AKŞEHİR’İN GİZEMLİ AD HİKAYESİ: BEYAZ’DAN ÇİÇEKLİ ŞEHRE
Tarihin tozlu raflarında gizemli bir sayfa açılıyor… Bugün Nasreddin Hoca’nın diyarı olarak bilinen Akşehir’in adı aslında yüzyıllardır dilden dile dolaşan rivayetlerle şekillenmiş. Peki, bu kadim kentin “Akşehir” adını almasının ardında ne yatıyor?
BEYAZ ŞEHİR: İLK İZLER MÜSLÜMAN ARAPLARDAN
Tarihî kaynaklara göre Müslüman Arapların Bizans hâkimiyetindeki bu bölgeye düzenlediği akınlar sırasında, kent o dönemki ihtişamı ve ışığıyla dikkat çekmişti. Öyle ki Araplar, kente “Belde-i Beyza”, yani “Beyaz Şehir” adını verdiler. Işıltılı taşları, karlı dağ siluetleri ya da belki de kalelerinin beyaz surları bu isimlendirmeye ilham olmuş olabilir…

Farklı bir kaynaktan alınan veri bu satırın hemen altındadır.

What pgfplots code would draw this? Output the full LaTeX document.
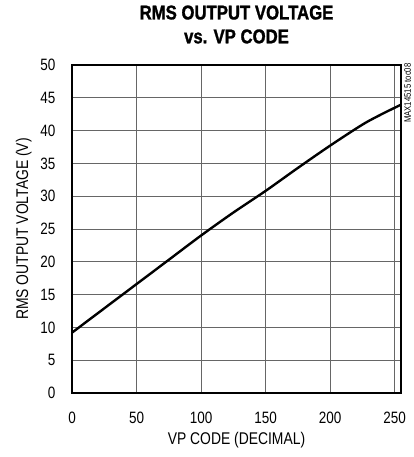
\documentclass[border=0pt]{standalone}
\usepackage{fontspec}
\setmainfont{Liberation Sans}[FakeStretch=0.82]
\newfontfamily\titlefont{Liberation Sans}[FakeStretch=0.84, FakeBold=1.3]
\usepackage{pgfplots}
\pgfplotsset{compat=1.18}
\begin{document}
\begin{tikzpicture}
\path[use as bounding box] (-72bp,-64bp) rectangle (342bp,393bp);
\begin{axis}[
	at={(0,0)}, anchor=south west,
	scale only axis,
	width=329bp, height=328bp,
	xmin=0, xmax=255, ymin=0, ymax=50,
	xtick={0,50,...,250}, ytick={0,5,...,50},
	grid=major,
	major grid style={gray!80!black, line width=0.8pt},
	axis line style={line width=2.2pt},
	tick style={draw=none},
	tick label style={font=\fontsize{16.5}{18}\selectfont},
	label style={font=\fontsize{17}{19}\selectfont},
	/pgf/number format/assume math mode=true,
	xticklabel style={yshift=-15.5bp},
	yticklabel style={xshift=-13bp},
	xlabel={VP CODE (DECIMAL)},
	ylabel={RMS OUTPUT VOLTAGE (V)},
	xlabel style={yshift=-2bp},
	ylabel style={yshift=2bp},
	title={RMS OUTPUT VOLTAGE\\vs. VP CODE},
	title style={align=center, font=\titlefont\bfseries\fontsize{20}{24}\selectfont, yshift=12bp},
]
\addplot[black, line width=2.4pt, smooth] coordinates {
	(0,9.2) (25,12.9) (50,16.6) (75,20.3) (100,24.0) (125,27.5)
	(150,30.8) (175,34.3) (200,37.7) (225,40.9) (240,42.5) (255,43.95)
};
\end{axis}
\node[rotate=90, anchor=north east, font=\fontsize{9.5}{10}\selectfont, inner sep=0pt]
	at (current axis.north east) [xshift=1.8bp, yshift=-3bp] {MAX14515 toc08};
\end{tikzpicture}
\end{document}
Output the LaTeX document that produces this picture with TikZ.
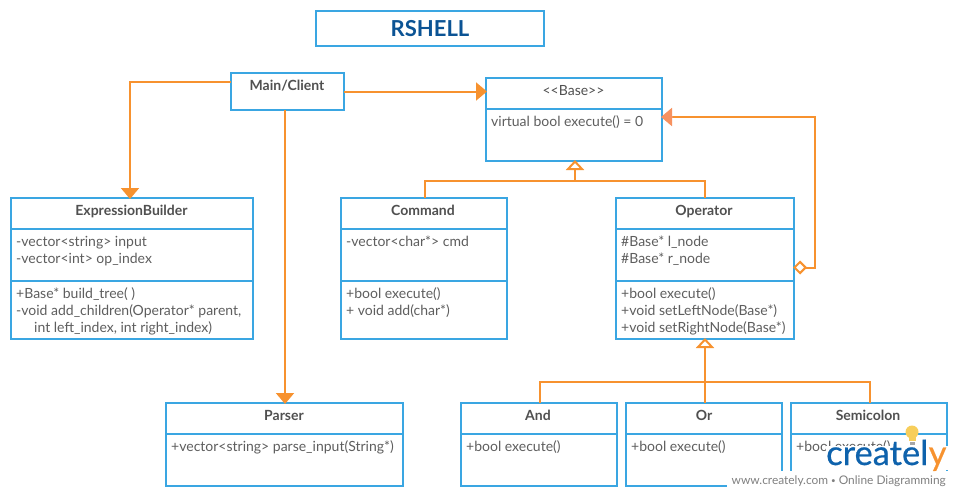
\documentclass[tikz,border=0pt]{standalone}
\usepackage{fontspec}
\setmainfont{Lato}[UprightFont={* Regular},BoldFont={* Bold}]
\newfontfamily\logoface{Lato}[UprightFont={* Regular},FakeBold=0.5]
\usetikzlibrary{arrows.meta}
\definecolor{boxblue}{HTML}{3AA6E2}
\definecolor{linkorange}{HTML}{F7922F}
\definecolor{salmon}{HTML}{F79260}
\definecolor{txt}{HTML}{5E5E5E}
\definecolor{headtxt}{HTML}{505050}
\definecolor{headblue}{HTML}{0B5394}
\definecolor{logoblue}{HTML}{0E62AC}
\definecolor{bulb}{HTML}{F7CE5B}
\tikzset{
  umlbox/.style={draw=boxblue,line width=2pt,fill=white,anchor=north west,inner sep=0pt,outer sep=0pt},
  divider/.style={draw=boxblue,line width=2pt},
  head/.style={font=\fontsize{14}{17}\selectfont\bfseries,text=headtxt,inner sep=0pt,anchor=base},
  body/.style={font=\fontsize{14}{17}\selectfont,text=txt,inner sep=0pt,anchor=north west,align=left},
  link/.style={draw=linkorange,line width=2pt},
  solidtip/.style={link,-{Triangle[length=11pt,width=18pt,fill=linkorange,sep=-1pt]}},
  hollowtip/.style={link,-{Triangle[open,length=10pt,width=18pt,fill=white,sep=-1pt]}},
}
\newcommand{\umlnode}[5]{%
  \node[umlbox,minimum width={(#4-#2)*1pt},minimum height={(#5-#3)*1pt}] (#1) at (#2,#3) {};}
\newcommand{\umldiv}[3]{\draw[divider] (#1,#3) -- (#2,#3);}
\begin{document}
\begin{tikzpicture}[x=1pt,y=-1pt]
\useasboundingbox (0,0) rectangle (960,496);
\fill[white] (0,0) rectangle (960,496);
% boxes
\node[umlbox,minimum width=228pt,minimum height=35pt,align=center,text=headblue,font=\fontsize{22}{24}\selectfont\bfseries] (titlebox) at (316,11) {RSHELL};
\umlnode{main}{231}{73}{344}{110}
\umlnode{base}{486}{78}{662}{161}
\umlnode{expr}{11}{198}{253}{339}
\umlnode{cmd}{341}{198}{507}{339}
\umlnode{op}{616}{198}{794}{339}
\umlnode{parser}{166}{403}{403}{486}
\umlnode{and}{461}{403}{617}{486}
\umlnode{or}{626}{403}{782}{486}
\umlnode{semi}{791}{403}{947}{486}
% dividers
\umldiv{486}{662}{109}
\umldiv{11}{253}{229}
\umldiv{11}{253}{281}
\umldiv{341}{507}{229}
\umldiv{341}{507}{281}
\umldiv{616}{794}{229}
\umldiv{616}{794}{281}
\umldiv{166}{403}{434}
\umldiv{461}{617}{434}
\umldiv{626}{782}{434}
\umldiv{791}{947}{434}
% titles
\node[head] (t1) at (287,90) {Main/Client};
\node[head,font=\fontsize{14}{17}\selectfont] (t2) at (573.500,95) {<{}<Base>{}>};
\node[head] (t3) at (131.500,215) {ExpressionBuilder};
\node[head] (t4) at (423,215) {Command};
\node[head] (t5) at (704,215) {Operator};
\node[head] (t6) at (284,420) {Parser};
\node[head] (t7) at (538,420) {And};
\node[head] (t8) at (704,420) {Or};
\node[head] (t9) at (868,420) {Semicolon};
% bodies
\node[body] (b1) at (491,115) {virtual bool execute() = 0};
\node[body] (b2) at (16,236) {-vector<string> input\\-vector<int> op\_index};
\node[body] (b3) at (16,287) {+Base* build\_tree( )\\-void add\_children(Operator* parent,\\\hspace{18pt}int left\_index, int right\_index)};
\node[body] (b4) at (346,236) {-vector<char*> cmd};
\node[body] (b5) at (346,287) {+bool execute()\\+ void add(char*)};
\node[body] (b6) at (621,236) {\#Base* l\_node\\\#Base* r\_node};
\node[body] (b7) at (621,287) {+bool execute()\\+void setLeftNode(Base*)\\+void setRightNode(Base*)};
\node[body] (b8) at (171,440) {+vector<string> parse\_input(String*)};
\node[body] (b9) at (466,440) {+bool execute()};
\node[body] (b10) at (631,440) {+bool execute()};
\node[body] (b11) at (796,440) {+bool execute()};
% connectors
\coordinate (elbowE) at (130,82);
\draw[solidtip] ([yshift=9.500pt]main.west) -- (elbowE) -- (elbowE |- expr.north);
\draw[solidtip] (main.east) -- (base.west |- main.east);
\draw[solidtip] ([xshift=-2.500pt]main.south) -- ([xshift=0.500pt]parser.north);
% generalisation to Base
\coordinate (joinA) at (575,180.500);
\draw[link] ([xshift=1pt]cmd.north) |- (joinA) -| (op.north);
\draw[hollowtip] (joinA) -- (joinA |- base.south);
% generalisation to Operator
\coordinate (joinB) at (705,381.500);
\draw[link] ([xshift=1pt]and.north) |- (joinB) -| ([xshift=1pt]semi.north);
\draw[hollowtip] ([xshift=1pt]or.north) -- ([xshift=1pt]or.north |- op.south);
% aggregation
\coordinate (aggA) at (815,267.500);
\coordinate (aggB) at (815,117);
\draw[link,{Diamond[open,length=14pt,width=14pt,fill=white,sep=-1pt]}-] (op.east |- aggA) -- (aggA) -- (aggB) -- (aggB -| base.east);
\draw[draw=salmon,line width=2pt,-{Triangle[length=11pt,width=18pt,fill=salmon,color=salmon,sep=-1pt]}] ([xshift=11pt]aggB -| base.east) -- (aggB -| base.east);
% logo
\fill[white] (826,446) rectangle (950,470);
\fill[white] (727,471) rectangle (950,490);
\node[font=\logoface\fontsize{34.500}{34}\selectfont,text=logoblue,inner sep=0pt,anchor=base west] (logo) at (826,465) {createl};
\node[font=\logoface\fontsize{34.500}{34}\selectfont,text=linkorange,inner sep=0pt,anchor=base west] (logoy) at (logo.base east) {y};
\node[font=\fontsize{11.900}{14}\selectfont,text=gray,inner sep=0pt,anchor=base east] (tag) at (946,484) {www.creately.com \raisebox{1pt}{\fontsize{8}{8}\selectfont•} Online Diagramming};
\fill[bulb] (912,432) circle (6.500pt);
\fill[bulb] (908.500,436) rectangle (915.500,441);
\fill[gray!70] (909.500,441.500) rectangle (914.500,444.500);
\end{tikzpicture}
\end{document}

MALAZGİRT SONRASI TÜRKLEŞME: YENİ BİR DÖNEM
1071 Malazgirt Meydan Muharebesi’yle Anadolu'nun kapıları Türklere ardına kadar açıldı. Bu büyük fetihten kısa bir süre sonra Kutalmışoğlu Süleyman Şah, Akşehir’i Selçuklu topraklarına kattı. Şehir artık yeni bir kültür, yeni bir inanç ve yeni bir kader ile buluşuyordu…
BİR RİVAYETE GÖRE… "AKŞEHİR" DEMESİNE NEDEN OLAN O MANZARA
En çok konuşulan efsane ise Nehçet-ül Menazil adlı kaynakta geçiyor. Rivayete göre Selçuklu hükümdarlarından biri bahar aylarında bu topraklardan geçerken, vadilerde çiçek açmış ağaçları görünce hayranlığını gizleyemez. Gördüğü güzellik karşısında, “Burası Ak Şehir olsun,” der. Bu ad, sadece o anın değil, doğanın, baharın ve huzurun bir yansıması olarak tarihe kazınır…
AKŞEHİR: TARİH, DOĞA VE EFSANELERİN KAVŞAĞI
Bugün Akşehir; efsanelerle yoğrulmuş ismiyle sadece bir şehir değil, bir kültür hazinesidir. Beyaz’dan Ak’a, ışıktan çiçeğe dönüşen bu isim, aslında bin yıllık bir mirasın sessiz çığlığıdır…
BİR İSİMDEN FAZLASI
Akşehir’in adı, geçmişin izlerini bugüne taşıyan büyülü bir köprüdür. Belki de bu yüzden her gelen, her geçen, her bilen bu topraklara hayran kalır… Çünkü Akşehir sadece bir yer değil, bir hikâyedir.